One of the main challenges is the discrimination and bias that girls face in accessing education, particularly in rural and impoverished areas. It is also seen in some parts of the country where girls often receive an education of lower quality and have limited access to resources and opportunities. The gender gap in education is also evident in the subjects that girls choose to study. In many cultures, girls are discouraged from pursuing careers in STEM fields, leading to a persistent imbalance in their representation in these areas.
Moreover, gender bias can also infiltrate the teaching and learning process, with teachers unconsciously favoring male students over female students and using gender-stereotyped teaching materials and practices. This can result in lower academic performance and self-esteem among girls and limit their future prospects.
Eliminating gender inequality in education is crucial to achieving gender equality and empowering women and girls. This requires addressing structural barriers, cultural biases, and negative societal attitudes towards girls’ education, as well as investing in quality education and opportunities for girls and women.

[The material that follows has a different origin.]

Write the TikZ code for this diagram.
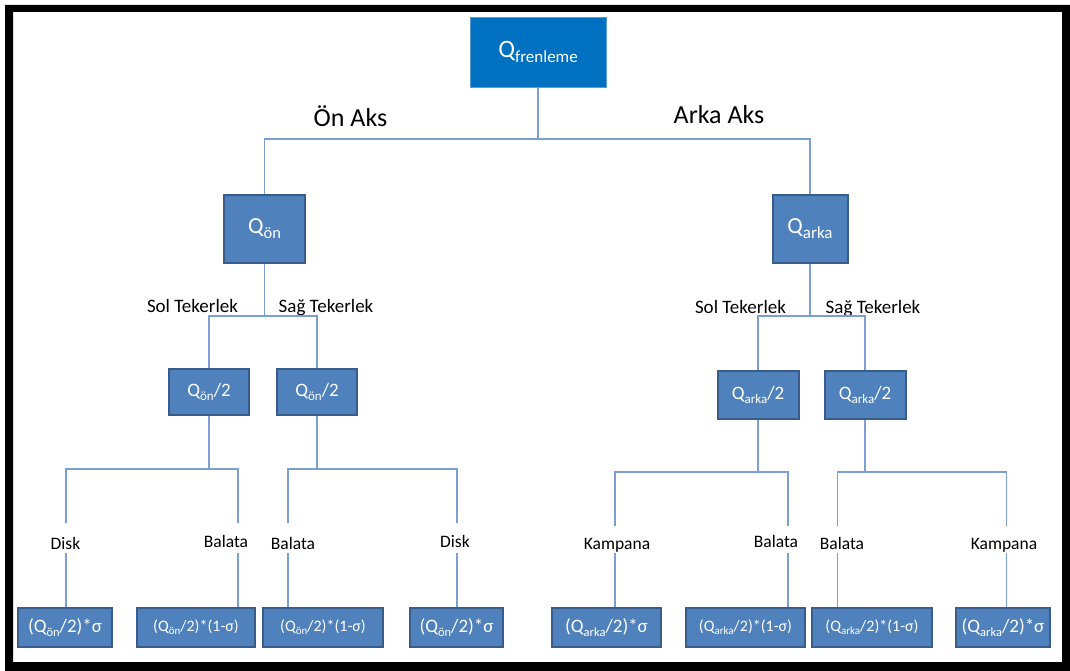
\documentclass[tikz,border=0pt]{standalone}
\usepackage{fontspec}
\setmainfont{Carlito}
\usepackage{graphicx}

\definecolor{topblue}{HTML}{0070C0}
\definecolor{topedge}{HTML}{5B9BD5}
\definecolor{boxblue}{HTML}{4F81BD}
\definecolor{boxedge}{HTML}{385D8A}
\definecolor{linec}{HTML}{7B9FD3}

% lowered, smaller text used as a subscript: drop, size, text
\newcommand\lowtext[3]{\raisebox{-#1}{\fontsize{#2}{#2}\selectfont #3}}
\newcommand\fsz[1]{\fontsize{#1}{#1}\selectfont}

\tikzset{
  conn/.style={draw=linec, line width=1.2pt},
  topbox/.style={fill=topblue, draw=topedge, line width=0.8pt, inner sep=0pt,
    minimum width=136pt, minimum height=70pt, text=white},
  box/.style={fill=boxblue, draw=boxedge, line width=2pt, inner sep=0pt, text=white},
  bigbox/.style={box, minimum height=68pt},
  midbox/.style={box, minimum width=80pt},
  leafbox/.style={box, minimum height=39pt},
  axle/.style={inner sep=0pt, anchor=base, font=\fsz{26}},
  wheel/.style={inner sep=0pt, anchor=base, font=\fsz{19}},
  part/.style={inner sep=0pt, anchor=base, font=\fsz{17.5}},
}

\begin{document}
\begin{tikzpicture}[x=1pt, y=-1pt]
% page and frame
\useasboundingbox (0,0) rectangle (1070,671);
\fill[white] (0,0) rectangle (1070,671);
\fill[black, even odd rule] (5,5) rectangle (1070,671) (13,12) rectangle (1062,662);

% root
\node[topbox] (top) at (538,52) {\fsz{25}Q\lowtext{5pt}{17}{frenleme}};

% axles
\node[bigbox, minimum width=81pt] (qon) at (264.5,229) {\fsz{23}Q\lowtext{5pt}{16.5}{ön}};
\node[bigbox, minimum width=75pt] (qarka) at (810,229) {\fsz{23}Q\lowtext{5pt}{17}{arka}};

\node[axle] (lon) at (350.5,127) {Ön Aks};
\node[axle] (lark) at (719,124) {Arka Aks};

% wheels
\node[midbox, minimum height=46pt] (qon2a) at (209,392) {\fsz{19}Q\lowtext{4pt}{13}{ön}/2};
\node[midbox, minimum height=46pt] (qon2b) at (317,392) {\fsz{19}Q\lowtext{4pt}{13}{ön}/2};
\node[midbox, minimum height=48pt, minimum width=81pt] (qarka2a) at (758,395) {\fsz{19}Q\lowtext{4pt}{13}{arka}/2};
\node[midbox, minimum height=48pt, minimum width=81pt] (qarka2b) at (865,395) {\fsz{19}Q\lowtext{4pt}{13}{arka}/2};

\node[wheel] (sol1) at (192.5,312) {Sol Tekerlek};
\node[wheel] (sag1) at (326,312) {Sağ Tekerlek};
\node[wheel] (sol2) at (740.5,313) {Sol Tekerlek};
\node[wheel] (sag2) at (873,313) {Sağ Tekerlek};

% brake parts
\node[leafbox, minimum width=94pt] (b1) at (65,627.5) {\fsz{19}(Q\lowtext{3.5pt}{12.5}{ön}/2)*σ};
\node[leafbox, minimum width=118pt] (b2) at (196,627.5) {\fsz{16}(Q\lowtext{3pt}{11}{ön}/2)*(1-σ)};
\node[leafbox, minimum width=120pt] (b3) at (323,627.5) {\fsz{16}(Q\lowtext{3pt}{11}{ön}/2)*(1-σ)};
\node[leafbox, minimum width=93pt] (b4) at (456.5,627.5) {\fsz{19}(Q\lowtext{3.5pt}{12.5}{ön}/2)*σ};
\node[leafbox, minimum width=109pt] (b5) at (606.5,627.5) {\fsz{19}(Q\lowtext{3.5pt}{12.5}{arka}/2)*σ};
\node[leafbox, minimum width=119pt] (b6) at (745.5,627.5) {\fsz{16}(Q\lowtext{3pt}{11}{arka}/2)*(1-σ)};
\node[leafbox, minimum width=120pt] (b7) at (872,627.5) {\fsz{16}(Q\lowtext{3pt}{11}{arka}/2)*(1-σ)};
\node[leafbox, minimum width=94pt] (b8) at (1003,627.5) {\fsz{19}(Q\lowtext{3.5pt}{12.5}{arka}/2)*σ};

\node[part] (p1) at (65.5,549) {Disk};
\node[part] (p2) at (226,547) {Balata};
\node[part] (p3) at (293,549) {Balata};
\node[part] (p4) at (455,547) {Disk};
\node[part] (p5) at (617,549) {Kampana};
\node[part] (p6) at (776,547) {Balata};
\node[part] (p7) at (842,549) {Balata};
\node[part] (p8) at (1004,549) {Kampana};

% junction points of the tree
\coordinate (j0) at (538,139);
\coordinate (j1) at (264.5,316);
\coordinate (j2) at (810,316);
\coordinate (k1) at (209,469);
\coordinate (k2) at (317,469);
\coordinate (k3) at (758,472);
\coordinate (k4) at (865,472);

% upper ends of the part branches
\coordinate (u1) at (66,523);
\coordinate (u2) at (238,523);
\coordinate (u3) at (288,523);
\coordinate (u4) at (457,523);
\coordinate (u5) at (615,526);
\coordinate (u6) at (788,526);
\coordinate (u7) at (837.5,526);
\coordinate (u8) at (1006.5,526);

% lower segments start just under the part names
\coordinate (d1) at (66,553);
\coordinate (d2) at (238,553);
\coordinate (d3) at (288,553);
\coordinate (d4) at (457,553);
\coordinate (d5) at (615,553);
\coordinate (d6) at (788,553);
\coordinate (d7) at (837.5,553);
\coordinate (d8) at (1006.5,553);

% connectors
\draw[conn] (top.south) -- (j0);
\draw[conn] (qon.north) |- (j0) -| (qarka.north);

\draw[conn] (qon.south) -- (j1);
\draw[conn] (qon2a.north) |- (j1) -| (qon2b.north);
\draw[conn] (qarka.south) -- (j2);
\draw[conn] (qarka2a.north) |- (j2) -| (qarka2b.north);

\draw[conn] (qon2a.south) -- (k1);
\draw[conn] (u1) |- (k1) -| (u2);
\draw[conn] (qon2b.south) -- (k2);
\draw[conn] (u3) |- (k2) -| (u4);
\draw[conn] (qarka2a.south) -- (k3);
\draw[conn] (u5) |- (k3) -| (u6);
\draw[conn] (qarka2b.south) -- (k4);
\draw[conn] (u7) |- (k4) -| (u8);

\draw[conn] (d1) -- (d1 |- b1.north);
\draw[conn] (d2) -- (d2 |- b2.north);
\draw[conn] (d3) -- (d3 |- b3.north);
\draw[conn] (d4) -- (d4 |- b4.north);
\draw[conn] (d5) -- (d5 |- b5.north);
\draw[conn] (d6) -- (d6 |- b6.north);
\draw[conn] (d7) -- (d7 |- b7.north);
\draw[conn] (d8) -- (d8 |- b8.north);
\end{tikzpicture}
\end{document}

Investing in girls’ education benefits not only individuals and communities but also drives economic and social progress. Educated women tend to have better health, more economic opportunities, and are more likely to be active citizens who contribute to their communities.
As Amrita Thingujam, MD at STAR Education, rightly states, “Gender equality and science are both critical for achieving development goals, driving economic and social growth, and protecting human rights. On this special day, we must remember the critical role that women and girls play in science and technology. By increasing their representation in STEM fields, we can continue to promote equity in education and expand research with new perspectives.’
The UN Secretary-General António Guterres highlights the need to provide scholarships, internships, and training programs, offer support through quotas, incentives, and mentorship, and work to break down stereotypes, biases, and structural barriers. Only then can we continue to work towards a more diverse and successful scientific community by tapping into the world’s immense untapped potential.